>> BEGIN DATA EXTRACT
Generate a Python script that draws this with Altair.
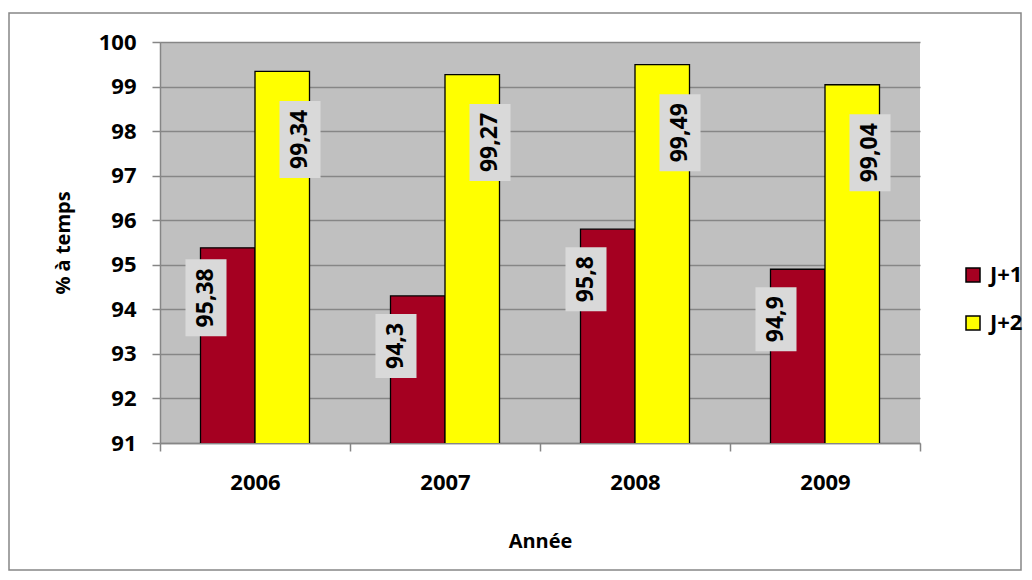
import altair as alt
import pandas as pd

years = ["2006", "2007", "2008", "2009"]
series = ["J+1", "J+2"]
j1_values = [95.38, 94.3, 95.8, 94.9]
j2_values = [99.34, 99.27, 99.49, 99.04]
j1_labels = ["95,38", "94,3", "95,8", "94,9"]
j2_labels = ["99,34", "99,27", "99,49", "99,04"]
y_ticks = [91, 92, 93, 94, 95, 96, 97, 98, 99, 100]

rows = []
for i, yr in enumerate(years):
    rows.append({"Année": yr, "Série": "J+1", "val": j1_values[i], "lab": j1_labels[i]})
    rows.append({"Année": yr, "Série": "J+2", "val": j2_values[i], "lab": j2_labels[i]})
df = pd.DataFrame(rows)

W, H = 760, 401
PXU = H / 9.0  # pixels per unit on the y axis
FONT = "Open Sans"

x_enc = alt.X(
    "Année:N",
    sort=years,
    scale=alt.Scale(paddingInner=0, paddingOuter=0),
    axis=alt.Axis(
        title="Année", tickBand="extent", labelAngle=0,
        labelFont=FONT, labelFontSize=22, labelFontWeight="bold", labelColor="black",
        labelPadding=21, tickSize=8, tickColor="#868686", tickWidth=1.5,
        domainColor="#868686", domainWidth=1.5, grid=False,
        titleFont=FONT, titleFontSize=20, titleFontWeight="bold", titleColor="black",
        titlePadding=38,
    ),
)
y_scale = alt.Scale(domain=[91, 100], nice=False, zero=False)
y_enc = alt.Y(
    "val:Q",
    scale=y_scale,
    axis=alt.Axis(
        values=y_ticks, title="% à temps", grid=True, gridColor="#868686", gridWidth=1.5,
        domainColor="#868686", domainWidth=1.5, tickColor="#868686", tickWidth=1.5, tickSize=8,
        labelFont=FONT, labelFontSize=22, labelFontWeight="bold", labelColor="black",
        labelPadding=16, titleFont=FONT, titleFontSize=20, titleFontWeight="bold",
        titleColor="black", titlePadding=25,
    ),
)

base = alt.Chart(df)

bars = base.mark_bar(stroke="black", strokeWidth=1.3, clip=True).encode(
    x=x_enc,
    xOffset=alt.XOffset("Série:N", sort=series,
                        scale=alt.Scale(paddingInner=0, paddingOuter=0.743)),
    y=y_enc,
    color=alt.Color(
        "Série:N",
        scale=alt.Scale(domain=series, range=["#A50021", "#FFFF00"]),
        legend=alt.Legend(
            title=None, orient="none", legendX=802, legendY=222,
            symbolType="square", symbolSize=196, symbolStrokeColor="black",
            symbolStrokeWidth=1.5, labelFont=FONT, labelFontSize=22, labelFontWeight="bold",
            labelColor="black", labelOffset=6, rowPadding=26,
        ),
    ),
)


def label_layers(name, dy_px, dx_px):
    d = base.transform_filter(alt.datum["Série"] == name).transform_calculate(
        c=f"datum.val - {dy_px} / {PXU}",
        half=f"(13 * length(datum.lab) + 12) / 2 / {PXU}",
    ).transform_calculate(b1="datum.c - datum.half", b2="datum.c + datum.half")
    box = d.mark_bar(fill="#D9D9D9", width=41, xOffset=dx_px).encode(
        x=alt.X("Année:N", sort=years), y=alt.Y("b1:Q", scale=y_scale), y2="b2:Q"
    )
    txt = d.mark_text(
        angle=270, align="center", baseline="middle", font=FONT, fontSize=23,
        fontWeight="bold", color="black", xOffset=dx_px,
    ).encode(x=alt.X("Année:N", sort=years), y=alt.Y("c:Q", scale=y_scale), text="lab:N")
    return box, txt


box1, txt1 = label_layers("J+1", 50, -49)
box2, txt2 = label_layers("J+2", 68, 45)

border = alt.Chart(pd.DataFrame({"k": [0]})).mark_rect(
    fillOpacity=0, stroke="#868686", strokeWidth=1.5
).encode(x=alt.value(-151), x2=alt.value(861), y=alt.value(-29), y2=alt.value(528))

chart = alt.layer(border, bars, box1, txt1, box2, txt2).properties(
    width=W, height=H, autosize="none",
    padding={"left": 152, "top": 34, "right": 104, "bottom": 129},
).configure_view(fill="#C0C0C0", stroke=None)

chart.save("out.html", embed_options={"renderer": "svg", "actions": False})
>> END DATA EXTRACT
> _PROBLEM TO SOLVE_
The listing above must be printed again exactly, minus its pictures.

> _WRITTEN RESPONSE_
Generate a Python script that draws this with Altair.
import altair as alt
import pandas as pd

years = ["2006", "2007", "2008", "2009"]
series = ["J+1", "J+2"]
j1_values = [95.38, 94.3, 95.8, 94.9]
j2_values = [99.34, 99.27, 99.49, 99.04]
j1_labels = ["95,38", "94,3", "95,8", "94,9"]
j2_labels = ["99,34", "99,27", "99,49", "99,04"]
y_ticks = [91, 92, 93, 94, 95, 96, 97, 98, 99, 100]

rows = []
for i, yr in enumerate(years):
    rows.append({"Année": yr, "Série": "J+1", "val": j1_values[i], "lab": j1_labels[i]})
    rows.append({"Année": yr, "Série": "J+2", "val": j2_values[i], "lab": j2_labels[i]})
df = pd.DataFrame(rows)

W, H = 760, 401
PXU = H / 9.0  # pixels per unit on the y axis
FONT = "Open Sans"

x_enc = alt.X(
    "Année:N",
    sort=years,
    scale=alt.Scale(paddingInner=0, paddingOuter=0),
    axis=alt.Axis(
        title="Année", tickBand="extent", labelAngle=0,
        labelFont=FONT, labelFontSize=22, labelFontWeight="bold", labelColor="black",
        labelPadding=21, tickSize=8, tickColor="#868686", tickWidth=1.5,
        domainColor="#868686", domainWidth=1.5, grid=False,
        titleFont=FONT, titleFontSize=20, titleFontWeight="bold", titleColor="black",
        titlePadding=38,
    ),
)
y_scale = alt.Scale(domain=[91, 100], nice=False, zero=False)
y_enc = alt.Y(
    "val:Q",
    scale=y_scale,
    axis=alt.Axis(
        values=y_ticks, title="% à temps", grid=True, gridColor="#868686", gridWidth=1.5,
        domainColor="#868686", domainWidth=1.5, tickColor="#868686", tickWidth=1.5, tickSize=8,
        labelFont=FONT, labelFontSize=22, labelFontWeight="bold", labelColor="black",
        labelPadding=16, titleFont=FONT, titleFontSize=20, titleFontWeight="bold",
        titleColor="black", titlePadding=25,
    ),
)

base = alt.Chart(df)

bars = base.mark_bar(stroke="black", strokeWidth=1.3, clip=True).encode(
    x=x_enc,
    xOffset=alt.XOffset("Série:N", sort=series,
                        scale=alt.Scale(paddingInner=0, paddingOuter=0.743)),
    y=y_enc,
    color=alt.Color(
        "Série:N",
        scale=alt.Scale(domain=series, range=["#A50021", "#FFFF00"]),
        legend=alt.Legend(
            title=None, orient="none", legendX=802, legendY=222,
            symbolType="square", symbolSize=196, symbolStrokeColor="black",
            symbolStrokeWidth=1.5, labelFont=FONT, labelFontSize=22, labelFontWeight="bold",
            labelColor="black", labelOffset=6, rowPadding=26,
        ),
    ),
)


def label_layers(name, dy_px, dx_px):
    d = base.transform_filter(alt.datum["Série"] == name).transform_calculate(
        c=f"datum.val - {dy_px} / {PXU}",
        half=f"(13 * length(datum.lab) + 12) / 2 / {PXU}",
    ).transform_calculate(b1="datum.c - datum.half", b2="datum.c + datum.half")
    box = d.mark_bar(fill="#D9D9D9", width=41, xOffset=dx_px).encode(
        x=alt.X("Année:N", sort=years), y=alt.Y("b1:Q", scale=y_scale), y2="b2:Q"
    )
    txt = d.mark_text(
        angle=270, align="center", baseline="middle", font=FONT, fontSize=23,
        fontWeight="bold", color="black", xOffset=dx_px,
    ).encode(x=alt.X("Année:N", sort=years), y=alt.Y("c:Q", scale=y_scale), text="lab:N")
    return box, txt


box1, txt1 = label_layers("J+1", 50, -49)
box2, txt2 = label_layers("J+2", 68, 45)

border = alt.Chart(pd.DataFrame({"k": [0]})).mark_rect(
    fillOpacity=0, stroke="#868686", strokeWidth=1.5
).encode(x=alt.value(-151), x2=alt.value(861), y=alt.value(-29), y2=alt.value(528))

chart = alt.layer(border, bars, box1, txt1, box2, txt2).properties(
    width=W, height=H, autosize="none",
    padding={"left": 152, "top": 34, "right": 104, "bottom": 129},
).configure_view(fill="#C0C0C0", stroke=None)

chart.save("out.html", embed_options={"renderer": "svg", "actions": False})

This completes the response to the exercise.